The Vatican team praised the "attention and care" that the Irish church has shown to the victims, "both in terms of spiritual and psychological assistance and also from a legal and financial standpoint."

Irish church leaders assured the investigators that "all newly discovered cases of abuse" are "promptly" reported both to civil authorities and the Congregation for the Doctrine of the Faith, the Vatican department responsible for prosecuting abusive priests.

The report said the Vatican is considering a restructuring of Ireland's 26 dioceses, and said the scandal was no justification for widespread "dissent" from church doctrine among Irish priests and lay people.

While Ireland's top prelate, Cardinal Sean Brady, welcomed the report and its findings, the Irish branch of the victims' advocacy group SNAP slammed the report as a "tired, ineffective re-hash of the promises made by U.S. bishops a decade ago."

Revelations of the abuse scandals deeply shook Irish society, and led to a diplomatic dispute between Dublin and the Holy See.
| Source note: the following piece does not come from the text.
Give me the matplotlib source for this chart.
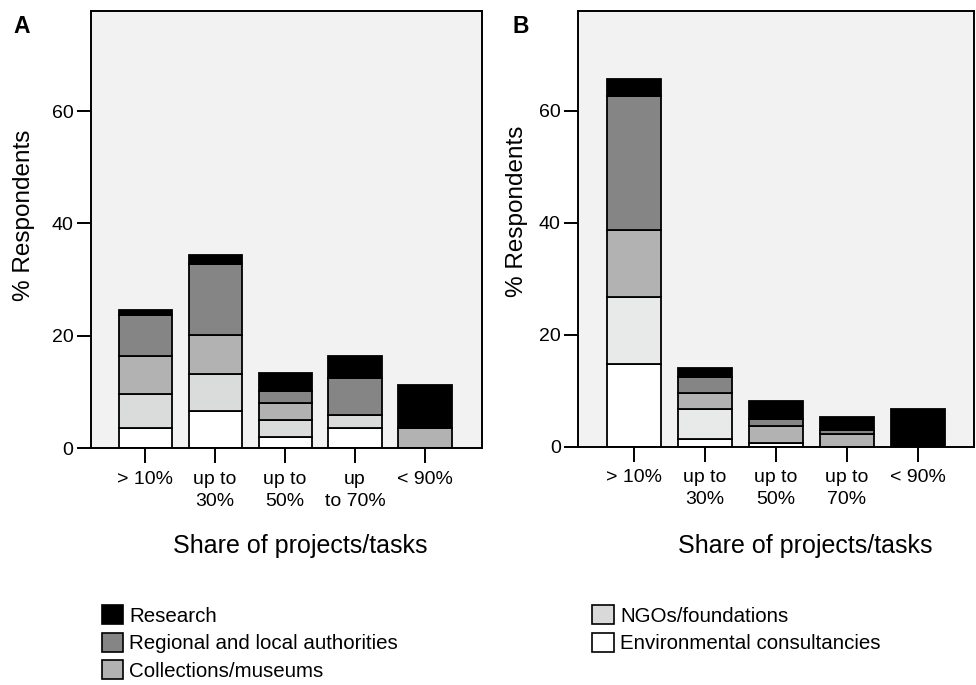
import numpy as np
import matplotlib
matplotlib.use("Agg")
import matplotlib.pyplot as plt
from matplotlib.patches import Patch

plt.rcParams['font.family'] = ['Liberation Sans', 'DejaVu Sans']

# share of projects/tasks categories
labels_a = ['> 10%', 'up to\n30%', 'up to\n50%', 'up\nto 70%', '< 90%']
labels_b = ['> 10%', 'up to\n30%', 'up to\n50%', 'up to\n70%', '< 90%']

series = ['Environmental consultancies', 'NGOs/foundations', 'Collections/museums',
          'Regional and local authorities', 'Research']

# panel A segment heights (% respondents), bottom to top
env_a = [3.7, 6.6, 2.1, 3.7, 0.0]
ngo_a = [6.0, 6.7, 3.0, 2.3, 0.0]
col_a = [6.7, 6.8, 3.0, 0.0, 3.7]
reg_a = [7.4, 12.7, 2.1, 6.6, 0.0]
res_a = [0.8, 1.6, 3.2, 3.8, 7.5]

# panel B segment heights (% respondents), bottom to top
env_b = [14.85, 1.4, 0.7, 0.0, 0.0]
ngo_b = [11.85, 5.25, 0.0, 0.0, 0.0]
col_b = [12.0, 3.0, 3.0, 2.3, 0.0]
reg_b = [23.9, 2.8, 1.3, 0.6, 0.0]
res_b = [3.0, 1.6, 3.2, 2.4, 6.7]

yticks = [0, 20, 40, 60]

c_env = '#ffffff'
c_col = '#b2b2b2'
c_reg = '#858585'
c_res = '#000000'


def draw_panel(ax, data, ngo_color, labels, xlim):
    x = np.arange(len(labels))
    colors = [c_env, ngo_color, c_col, c_reg, c_res]
    bottom = np.zeros(len(labels))
    for vals, col in zip(data, colors):
        vals = np.array(vals)
        ax.bar(x, vals, width=0.76, bottom=bottom, color=col,
               edgecolor='black', linewidth=1.3, zorder=2)
        bottom += vals
    ax.set_facecolor('#f2f2f2')
    ax.set_xlim(*xlim)
    ax.set_ylim(0, 77.8)
    ax.set_xticks(x)
    ax.set_xticklabels(labels, fontsize=14, linespacing=1.4)
    ax.set_yticks(yticks)
    ax.tick_params(axis='y', labelsize=14, length=10, width=1.4, pad=2.5)
    ax.tick_params(axis='x', length=10.5, width=1.4, pad=5.5)
    for sp in ax.spines.values():
        sp.set_linewidth(1.4)
    ax.set_ylabel('% Respondents', fontsize=17.5)
    ax.set_xlabel('Share of projects/tasks', fontsize=18)


fig = plt.figure(figsize=(9.76, 6.85), dpi=100)
ax_a = fig.add_axes([0.0929, 0.3455, 0.4006, 0.6384])
ax_b = fig.add_axes([0.5922, 0.3479, 0.4057, 0.6360])

draw_panel(ax_a, [env_a, ngo_a, col_a, reg_a, res_a], '#dadcdc', labels_a, (-0.78, 4.81))
draw_panel(ax_b, [env_b, ngo_b, col_b, reg_b, res_b], '#e8eaea', labels_b, (-0.79, 4.79))

# axis label placement, in axes coordinates
ax_a.xaxis.set_label_coords((300 - 90.7) / 391.0, -(546 - 448.3) / 437.3)
ax_a.xaxis.label.set_va('center')
ax_b.xaxis.set_label_coords((805 - 578) / 396.0, -(546 - 446.7) / 435.7)
ax_b.xaxis.label.set_va('center')
ax_a.yaxis.set_label_coords(-(90.7 - 24) / 391.0, (448.3 - 215.5) / 437.3)
ax_a.yaxis.label.set_va('center')
ax_b.yaxis.set_label_coords(-(578 - 517) / 396.0, (446.7 - 211) / 435.7)
ax_b.yaxis.label.set_va('center')

fig.text(13 / 976, 1 - 33 / 685, 'A', fontsize=16.5, fontweight='bold', va='baseline')
fig.text(512 / 976, 1 - 33 / 685, 'B', fontsize=16.5, fontweight='bold', va='baseline')

legend_colors = {'Research': c_res, 'Regional and local authorities': c_reg,
                 'Collections/museums': c_col, 'NGOs/foundations': '#d9d9d9',
                 'Environmental consultancies': c_env}
left_names = ['Research', 'Regional and local authorities', 'Collections/museums']
right_names = ['NGOs/foundations', 'Environmental consultancies']

for names, xpos in [(left_names, 101.7), (right_names, 592.3)]:
    handles = [Patch(facecolor=legend_colors[n], edgecolor='black', linewidth=1.2, label=n)
               for n in names]
    fig.legend(handles=handles, loc='upper left',
               bbox_to_anchor=(xpos / 976, 1 - 605 / 685),
               frameon=False, fontsize=14.8, handlelength=1.05, handleheight=1.05,
               handletextpad=0.3, labelspacing=0.34, borderpad=0, borderaxespad=0)

fig.savefig('out.png', dpi=100)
Three bishops were forced to resign.

A report issued last year by the Irish branch of Amnesty International said the sexual abuse of children by Catholic priests "included acts that amounted to torture and inhuman and degrading treatment."

Last July, Irish Prime Minister Enda Kenny said the abuse scandal exposed the "dysfunction, disconnection, elitism, the narcissism that dominate the culture of the Vatican to this day."

Kenny also said Catholic priests should be jailed for failing to report child sex abuse crimes they hear during the sacrament of confession, regardless of the confidentiality imposed by church law.

The Holy See temporarily recalled its ambassador in protest. Since then, Ireland has closed its embassy to the Vatican, officially explained as part of a cost-cutting measure.